--- Begin ---
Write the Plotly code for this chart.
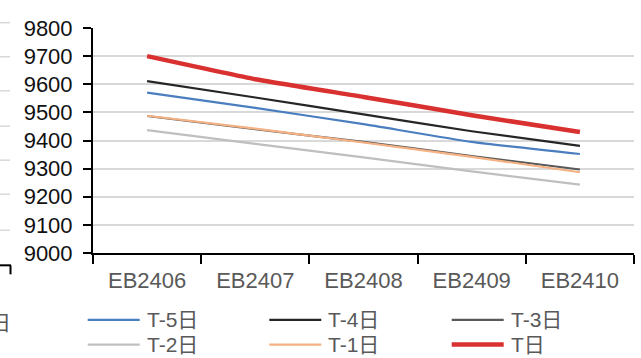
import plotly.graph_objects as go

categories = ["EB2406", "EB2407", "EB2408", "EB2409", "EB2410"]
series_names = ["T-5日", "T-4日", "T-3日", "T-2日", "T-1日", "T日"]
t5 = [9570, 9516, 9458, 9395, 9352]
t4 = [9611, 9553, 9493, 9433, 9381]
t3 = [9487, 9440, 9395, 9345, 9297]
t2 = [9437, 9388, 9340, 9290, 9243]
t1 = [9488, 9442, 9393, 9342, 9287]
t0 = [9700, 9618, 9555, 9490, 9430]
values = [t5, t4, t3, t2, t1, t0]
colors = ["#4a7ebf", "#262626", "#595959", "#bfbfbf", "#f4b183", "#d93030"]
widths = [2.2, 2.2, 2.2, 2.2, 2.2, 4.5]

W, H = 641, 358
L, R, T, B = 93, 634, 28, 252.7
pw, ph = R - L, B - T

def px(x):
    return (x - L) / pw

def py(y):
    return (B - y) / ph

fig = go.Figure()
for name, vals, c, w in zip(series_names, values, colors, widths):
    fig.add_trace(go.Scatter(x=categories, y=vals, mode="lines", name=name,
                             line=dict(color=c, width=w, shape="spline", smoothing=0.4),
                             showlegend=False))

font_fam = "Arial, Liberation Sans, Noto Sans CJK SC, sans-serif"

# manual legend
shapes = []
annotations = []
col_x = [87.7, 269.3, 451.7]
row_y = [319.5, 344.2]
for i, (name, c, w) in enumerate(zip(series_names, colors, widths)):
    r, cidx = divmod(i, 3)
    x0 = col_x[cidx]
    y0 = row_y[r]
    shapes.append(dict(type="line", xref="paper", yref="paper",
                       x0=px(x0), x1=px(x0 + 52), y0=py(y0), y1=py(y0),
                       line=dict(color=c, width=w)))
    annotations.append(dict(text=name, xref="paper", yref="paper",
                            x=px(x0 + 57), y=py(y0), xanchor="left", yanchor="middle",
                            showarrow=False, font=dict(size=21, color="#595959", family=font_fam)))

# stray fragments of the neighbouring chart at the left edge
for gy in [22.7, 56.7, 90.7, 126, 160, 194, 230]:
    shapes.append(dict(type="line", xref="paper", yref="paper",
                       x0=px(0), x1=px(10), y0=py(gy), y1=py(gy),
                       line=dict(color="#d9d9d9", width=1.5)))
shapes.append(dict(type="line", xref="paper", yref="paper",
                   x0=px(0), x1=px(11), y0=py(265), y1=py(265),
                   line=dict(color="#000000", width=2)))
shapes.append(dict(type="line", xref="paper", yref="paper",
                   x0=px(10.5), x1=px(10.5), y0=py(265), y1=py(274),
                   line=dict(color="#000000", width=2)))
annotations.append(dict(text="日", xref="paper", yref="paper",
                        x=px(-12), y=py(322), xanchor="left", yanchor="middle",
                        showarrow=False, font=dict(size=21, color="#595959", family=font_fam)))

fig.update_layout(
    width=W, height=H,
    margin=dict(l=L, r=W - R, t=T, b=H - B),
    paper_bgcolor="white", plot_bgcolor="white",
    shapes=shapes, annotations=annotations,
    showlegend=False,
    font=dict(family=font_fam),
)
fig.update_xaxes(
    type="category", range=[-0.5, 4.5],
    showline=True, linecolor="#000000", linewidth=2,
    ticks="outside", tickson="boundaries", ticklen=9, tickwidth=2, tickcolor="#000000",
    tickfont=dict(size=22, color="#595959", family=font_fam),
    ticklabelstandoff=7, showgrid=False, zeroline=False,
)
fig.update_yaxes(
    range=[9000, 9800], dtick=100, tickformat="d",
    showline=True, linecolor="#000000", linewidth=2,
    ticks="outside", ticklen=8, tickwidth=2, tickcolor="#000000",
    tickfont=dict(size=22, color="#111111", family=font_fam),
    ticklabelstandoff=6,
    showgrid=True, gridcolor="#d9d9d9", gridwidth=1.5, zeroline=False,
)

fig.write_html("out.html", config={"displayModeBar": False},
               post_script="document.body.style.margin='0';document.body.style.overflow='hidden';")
--- End ---
The problem:
From start to finish, output the listing exactly, but omit its pictures.

Task output:
Write the Plotly code for this chart.
import plotly.graph_objects as go

categories = ["EB2406", "EB2407", "EB2408", "EB2409", "EB2410"]
series_names = ["T-5日", "T-4日", "T-3日", "T-2日", "T-1日", "T日"]
t5 = [9570, 9516, 9458, 9395, 9352]
t4 = [9611, 9553, 9493, 9433, 9381]
t3 = [9487, 9440, 9395, 9345, 9297]
t2 = [9437, 9388, 9340, 9290, 9243]
t1 = [9488, 9442, 9393, 9342, 9287]
t0 = [9700, 9618, 9555, 9490, 9430]
values = [t5, t4, t3, t2, t1, t0]
colors = ["#4a7ebf", "#262626", "#595959", "#bfbfbf", "#f4b183", "#d93030"]
widths = [2.2, 2.2, 2.2, 2.2, 2.2, 4.5]

W, H = 641, 358
L, R, T, B = 93, 634, 28, 252.7
pw, ph = R - L, B - T

def px(x):
    return (x - L) / pw

def py(y):
    return (B - y) / ph

fig = go.Figure()
for name, vals, c, w in zip(series_names, values, colors, widths):
    fig.add_trace(go.Scatter(x=categories, y=vals, mode="lines", name=name,
                             line=dict(color=c, width=w, shape="spline", smoothing=0.4),
                             showlegend=False))

font_fam = "Arial, Liberation Sans, Noto Sans CJK SC, sans-serif"

# manual legend
shapes = []
annotations = []
col_x = [87.7, 269.3, 451.7]
row_y = [319.5, 344.2]
for i, (name, c, w) in enumerate(zip(series_names, colors, widths)):
    r, cidx = divmod(i, 3)
    x0 = col_x[cidx]
    y0 = row_y[r]
    shapes.append(dict(type="line", xref="paper", yref="paper",
                       x0=px(x0), x1=px(x0 + 52), y0=py(y0), y1=py(y0),
                       line=dict(color=c, width=w)))
    annotations.append(dict(text=name, xref="paper", yref="paper",
                            x=px(x0 + 57), y=py(y0), xanchor="left", yanchor="middle",
                            showarrow=False, font=dict(size=21, color="#595959", family=font_fam)))

# stray fragments of the neighbouring chart at the left edge
for gy in [22.7, 56.7, 90.7, 126, 160, 194, 230]:
    shapes.append(dict(type="line", xref="paper", yref="paper",
                       x0=px(0), x1=px(10), y0=py(gy), y1=py(gy),
                       line=dict(color="#d9d9d9", width=1.5)))
shapes.append(dict(type="line", xref="paper", yref="paper",
                   x0=px(0), x1=px(11), y0=py(265), y1=py(265),
                   line=dict(color="#000000", width=2)))
shapes.append(dict(type="line", xref="paper", yref="paper",
                   x0=px(10.5), x1=px(10.5), y0=py(265), y1=py(274),
                   line=dict(color="#000000", width=2)))
annotations.append(dict(text="日", xref="paper", yref="paper",
                        x=px(-12), y=py(322), xanchor="left", yanchor="middle",
                        showarrow=False, font=dict(size=21, color="#595959", family=font_fam)))

fig.update_layout(
    width=W, height=H,
    margin=dict(l=L, r=W - R, t=T, b=H - B),
    paper_bgcolor="white", plot_bgcolor="white",
    shapes=shapes, annotations=annotations,
    showlegend=False,
    font=dict(family=font_fam),
)
fig.update_xaxes(
    type="category", range=[-0.5, 4.5],
    showline=True, linecolor="#000000", linewidth=2,
    ticks="outside", tickson="boundaries", ticklen=9, tickwidth=2, tickcolor="#000000",
    tickfont=dict(size=22, color="#595959", family=font_fam),
    ticklabelstandoff=7, showgrid=False, zeroline=False,
)
fig.update_yaxes(
    range=[9000, 9800], dtick=100, tickformat="d",
    showline=True, linecolor="#000000", linewidth=2,
    ticks="outside", ticklen=8, tickwidth=2, tickcolor="#000000",
    tickfont=dict(size=22, color="#111111", family=font_fam),
    ticklabelstandoff=6,
    showgrid=True, gridcolor="#d9d9d9", gridwidth=1.5, zeroline=False,
)

fig.write_html("out.html", config={"displayModeBar": False},
               post_script="document.body.style.margin='0';document.body.style.overflow='hidden';")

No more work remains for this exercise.